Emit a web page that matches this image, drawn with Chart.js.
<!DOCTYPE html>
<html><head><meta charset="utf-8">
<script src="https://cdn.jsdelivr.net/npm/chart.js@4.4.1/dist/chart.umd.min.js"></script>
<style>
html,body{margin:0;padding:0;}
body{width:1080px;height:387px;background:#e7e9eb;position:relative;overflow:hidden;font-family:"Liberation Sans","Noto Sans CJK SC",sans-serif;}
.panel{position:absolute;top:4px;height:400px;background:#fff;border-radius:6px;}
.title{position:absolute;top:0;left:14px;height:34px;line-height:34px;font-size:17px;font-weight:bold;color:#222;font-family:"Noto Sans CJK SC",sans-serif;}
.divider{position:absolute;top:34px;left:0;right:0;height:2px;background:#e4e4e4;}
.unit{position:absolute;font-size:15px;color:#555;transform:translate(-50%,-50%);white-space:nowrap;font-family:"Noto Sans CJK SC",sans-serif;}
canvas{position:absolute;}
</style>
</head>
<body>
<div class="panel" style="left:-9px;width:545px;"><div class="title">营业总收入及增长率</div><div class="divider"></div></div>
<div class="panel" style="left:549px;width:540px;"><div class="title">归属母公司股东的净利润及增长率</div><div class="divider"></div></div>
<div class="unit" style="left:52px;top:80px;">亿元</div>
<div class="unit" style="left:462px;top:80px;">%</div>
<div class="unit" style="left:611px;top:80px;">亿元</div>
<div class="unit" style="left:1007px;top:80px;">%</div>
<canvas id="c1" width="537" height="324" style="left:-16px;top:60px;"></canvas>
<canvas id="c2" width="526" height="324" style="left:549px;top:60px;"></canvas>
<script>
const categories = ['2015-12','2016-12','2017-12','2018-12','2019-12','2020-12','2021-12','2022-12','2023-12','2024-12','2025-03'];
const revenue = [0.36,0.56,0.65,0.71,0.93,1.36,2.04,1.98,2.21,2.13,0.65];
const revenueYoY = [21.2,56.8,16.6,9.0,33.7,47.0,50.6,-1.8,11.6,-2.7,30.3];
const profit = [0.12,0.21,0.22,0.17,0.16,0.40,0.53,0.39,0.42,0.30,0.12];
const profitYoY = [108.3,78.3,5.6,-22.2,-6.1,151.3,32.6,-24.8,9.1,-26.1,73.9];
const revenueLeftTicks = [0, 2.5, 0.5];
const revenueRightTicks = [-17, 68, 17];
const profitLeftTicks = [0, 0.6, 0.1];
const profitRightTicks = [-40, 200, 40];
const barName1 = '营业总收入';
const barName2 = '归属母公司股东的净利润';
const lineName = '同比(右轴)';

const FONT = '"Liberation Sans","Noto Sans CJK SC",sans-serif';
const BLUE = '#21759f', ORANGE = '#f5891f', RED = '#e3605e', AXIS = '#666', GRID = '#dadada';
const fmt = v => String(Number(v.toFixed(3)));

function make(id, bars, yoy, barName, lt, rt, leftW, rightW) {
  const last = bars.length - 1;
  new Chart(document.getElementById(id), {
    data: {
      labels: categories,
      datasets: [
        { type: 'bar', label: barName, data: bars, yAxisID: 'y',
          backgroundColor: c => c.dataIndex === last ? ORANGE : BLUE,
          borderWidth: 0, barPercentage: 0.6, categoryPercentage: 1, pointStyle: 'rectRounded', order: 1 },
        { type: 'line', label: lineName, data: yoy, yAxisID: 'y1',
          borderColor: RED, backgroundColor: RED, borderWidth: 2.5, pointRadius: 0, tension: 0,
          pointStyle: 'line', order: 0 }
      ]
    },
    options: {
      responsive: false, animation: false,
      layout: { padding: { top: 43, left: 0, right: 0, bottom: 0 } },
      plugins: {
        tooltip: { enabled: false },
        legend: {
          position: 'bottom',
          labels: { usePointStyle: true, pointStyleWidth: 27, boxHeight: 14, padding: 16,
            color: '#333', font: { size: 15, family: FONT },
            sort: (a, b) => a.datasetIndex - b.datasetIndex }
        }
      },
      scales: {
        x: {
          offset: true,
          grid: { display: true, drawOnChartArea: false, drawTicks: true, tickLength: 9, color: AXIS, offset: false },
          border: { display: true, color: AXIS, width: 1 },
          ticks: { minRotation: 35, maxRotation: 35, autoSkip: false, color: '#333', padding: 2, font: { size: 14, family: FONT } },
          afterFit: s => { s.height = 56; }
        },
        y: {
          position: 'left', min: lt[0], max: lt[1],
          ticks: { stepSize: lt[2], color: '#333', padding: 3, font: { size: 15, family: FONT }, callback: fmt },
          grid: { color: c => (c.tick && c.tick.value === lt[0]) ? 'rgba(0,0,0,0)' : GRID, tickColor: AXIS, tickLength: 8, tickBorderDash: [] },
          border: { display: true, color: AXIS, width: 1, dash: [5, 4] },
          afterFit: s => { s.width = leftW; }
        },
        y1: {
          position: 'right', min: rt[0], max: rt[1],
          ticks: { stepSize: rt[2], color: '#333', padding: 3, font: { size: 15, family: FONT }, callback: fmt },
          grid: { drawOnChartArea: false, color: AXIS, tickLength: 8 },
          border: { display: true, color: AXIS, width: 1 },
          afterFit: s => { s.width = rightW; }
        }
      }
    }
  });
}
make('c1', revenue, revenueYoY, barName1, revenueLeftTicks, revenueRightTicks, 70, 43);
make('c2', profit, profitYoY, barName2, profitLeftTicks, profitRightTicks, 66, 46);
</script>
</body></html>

--

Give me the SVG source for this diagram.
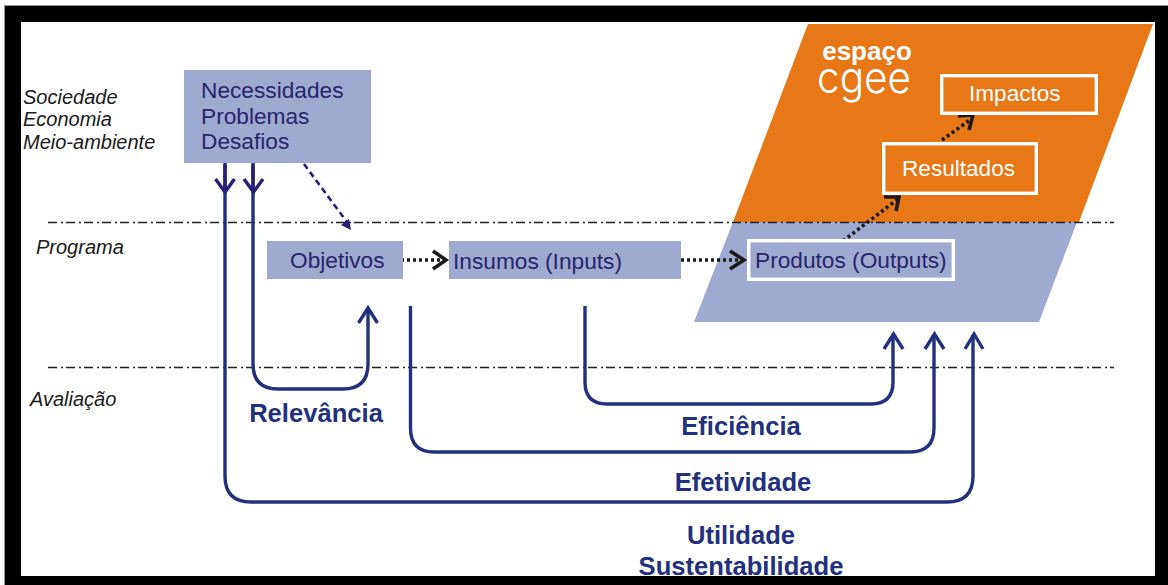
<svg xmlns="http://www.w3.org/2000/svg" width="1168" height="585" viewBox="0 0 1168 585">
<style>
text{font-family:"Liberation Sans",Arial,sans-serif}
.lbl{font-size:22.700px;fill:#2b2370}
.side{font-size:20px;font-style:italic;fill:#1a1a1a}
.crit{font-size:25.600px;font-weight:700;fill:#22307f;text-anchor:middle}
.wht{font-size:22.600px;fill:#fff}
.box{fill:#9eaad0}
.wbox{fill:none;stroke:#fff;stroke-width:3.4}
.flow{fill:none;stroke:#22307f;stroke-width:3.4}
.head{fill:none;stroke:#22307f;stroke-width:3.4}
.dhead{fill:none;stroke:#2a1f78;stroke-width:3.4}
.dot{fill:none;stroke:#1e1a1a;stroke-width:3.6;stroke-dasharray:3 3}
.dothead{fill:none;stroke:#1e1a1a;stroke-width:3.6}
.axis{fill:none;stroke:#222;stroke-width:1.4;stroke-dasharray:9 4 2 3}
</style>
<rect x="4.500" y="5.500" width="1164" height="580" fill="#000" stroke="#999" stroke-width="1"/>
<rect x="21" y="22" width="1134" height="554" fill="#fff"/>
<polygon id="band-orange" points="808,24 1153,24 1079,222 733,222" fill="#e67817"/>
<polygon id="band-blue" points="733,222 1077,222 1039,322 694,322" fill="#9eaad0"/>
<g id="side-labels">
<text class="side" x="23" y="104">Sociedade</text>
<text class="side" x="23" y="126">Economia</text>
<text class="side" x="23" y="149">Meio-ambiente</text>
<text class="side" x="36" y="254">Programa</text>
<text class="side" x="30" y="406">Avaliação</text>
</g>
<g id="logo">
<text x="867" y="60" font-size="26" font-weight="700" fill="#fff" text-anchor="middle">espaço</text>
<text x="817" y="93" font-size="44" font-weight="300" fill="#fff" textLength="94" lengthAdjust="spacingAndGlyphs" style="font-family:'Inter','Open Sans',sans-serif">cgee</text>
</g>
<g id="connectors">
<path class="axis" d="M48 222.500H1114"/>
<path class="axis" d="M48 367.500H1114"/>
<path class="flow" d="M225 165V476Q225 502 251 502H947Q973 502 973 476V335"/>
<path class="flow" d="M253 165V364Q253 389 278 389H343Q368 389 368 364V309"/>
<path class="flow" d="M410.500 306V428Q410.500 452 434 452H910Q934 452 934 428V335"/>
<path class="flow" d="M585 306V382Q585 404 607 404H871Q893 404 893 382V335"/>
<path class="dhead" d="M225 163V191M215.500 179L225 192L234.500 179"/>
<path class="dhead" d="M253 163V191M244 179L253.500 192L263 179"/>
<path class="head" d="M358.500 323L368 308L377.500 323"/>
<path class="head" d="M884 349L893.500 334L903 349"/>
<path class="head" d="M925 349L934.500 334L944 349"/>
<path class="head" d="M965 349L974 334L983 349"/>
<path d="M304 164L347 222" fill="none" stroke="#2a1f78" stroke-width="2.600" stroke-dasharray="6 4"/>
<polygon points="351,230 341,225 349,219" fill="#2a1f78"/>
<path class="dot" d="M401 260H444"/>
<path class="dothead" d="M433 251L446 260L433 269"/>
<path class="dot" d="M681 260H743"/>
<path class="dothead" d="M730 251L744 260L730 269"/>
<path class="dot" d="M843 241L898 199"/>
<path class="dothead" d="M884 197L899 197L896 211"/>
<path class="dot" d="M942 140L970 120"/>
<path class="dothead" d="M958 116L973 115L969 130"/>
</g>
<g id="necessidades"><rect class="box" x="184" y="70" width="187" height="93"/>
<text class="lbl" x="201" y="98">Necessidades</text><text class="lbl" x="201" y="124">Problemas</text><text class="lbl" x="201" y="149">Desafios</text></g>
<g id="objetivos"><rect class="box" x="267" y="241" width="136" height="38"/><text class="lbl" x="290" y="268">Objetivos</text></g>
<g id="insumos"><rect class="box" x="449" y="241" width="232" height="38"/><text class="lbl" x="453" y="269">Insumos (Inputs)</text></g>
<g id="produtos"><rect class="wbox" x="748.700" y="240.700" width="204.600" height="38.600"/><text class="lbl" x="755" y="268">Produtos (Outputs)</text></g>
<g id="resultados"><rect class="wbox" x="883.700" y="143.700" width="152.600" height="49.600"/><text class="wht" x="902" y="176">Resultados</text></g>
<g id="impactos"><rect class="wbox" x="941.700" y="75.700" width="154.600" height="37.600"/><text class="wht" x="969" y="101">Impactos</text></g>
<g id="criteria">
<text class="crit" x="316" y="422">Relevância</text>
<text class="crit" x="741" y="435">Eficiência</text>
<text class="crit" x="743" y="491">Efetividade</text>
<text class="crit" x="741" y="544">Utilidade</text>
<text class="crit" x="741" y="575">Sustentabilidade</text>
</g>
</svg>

● Work required:
Go over the records above line by line and count those holding the word "this". Reply only with the number.

● Final answer:
2